Esta tarde, a las 20:19 horas, entraremos oficialmente en el otoño. Llegará como llega siempre, de una manera sutil, casi imperceptible.
Nadie notará nada especial en la vida que nos indique el paso de estación. Pero, de algún modo, todos sabremos que en cuestión de segundos despediremos el verano y nos adentraremos en un tiempo distinto. Un tiempo más lento y recogido.
Lo cierto es que hay señales, discretas pero evidentes, de que iniciamos un nuevo ciclo. Tras una semana de temperaturas sofocantes, los termómetros experimentan una bajada en sus mercurios y, quizás, las primeras lluvias empezarán a insinuarse.
El sol será más tibio que en los meses precedentes. Las tardes ya no se estiran tanto y los días comienzan a encogerse. En las aceras de Sevilla aparecen las primeras hojas amarillentas, que caen sin ruido, con una timidez que apenas interrumpe el paso del viandante.
En los próximos noventa días la ciudad vivirá una metamorfosis silenciosa. Una alfombra de ocres cubrirá el suelo. Las chaquetas volverán al perchero de la entrada y los jerséis nos acompañarán en las primeras y últimas horas del día.
A finales de octubre, cuando cambiemos la hora en los relojes, la luz se retirará pronto, y esa penumbra temprana nos obligará a retomar otros planes. Los cafés largos, las lecturas pospuestas o las series que esperan turno en el sofá.
Sevilla comenzará a oler a churros, a buñuelos y a castañas asadas en los puestos callejeros. Las frutas estivales dejarán paso a las granadas, los membrillos y los caquis que llenarán las despensas de los hogares.

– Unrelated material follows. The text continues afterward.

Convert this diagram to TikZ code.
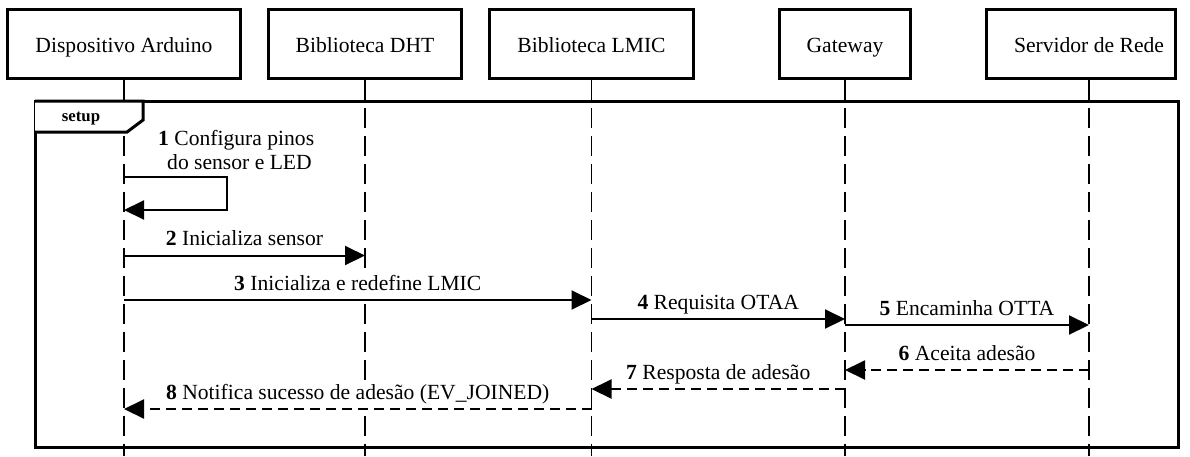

Y es que el otoño tiene algo especial. Como una vuelta a casa, como una reconciliación con uno mismo. Quizás porque coincide con el inicio del curso, con la rutina que vuelve a poner orden en nuestras vidas.
Quizás porque invita a detenerse y a mirar hacia dentro en medio del vértigo del día a día. En mi caso, el otoño siempre me lleva a la infancia.
A los recreos en los que el aire fresco se colaba por el patio del colegio, a la calidez de la mesa camilla en casa de mis abuelos, al crujido de las hojas secas bajo los zapatos camino de vuelta a casa o a las meriendas de pan con aceite que mi madre me preparaba antes de hacer los deberes bajo la luz amarillenta de un flexo.
A veces creemos que las estaciones pasan de largo sin dejar huella, pero el otoño siempre nos toca de alguna manera. Es una estación de transición, que nos prepara emocionalmente para el invierno.
El propio Juan Ramón Jiménez lo describió diciendo que el otoño “en una decadencia de hermosura, la vida se desnuda, y resplandece la excelsitud de su verdad divina”.
Tal vez por eso nos conmueve tanto, porque en medio de ese ocaso de la naturaleza aflora una belleza distinta, una verdad que se susurra, como es la certeza de que, mientras todo cambia, la vida continúa su ciclo, como una estación que siempre regresa.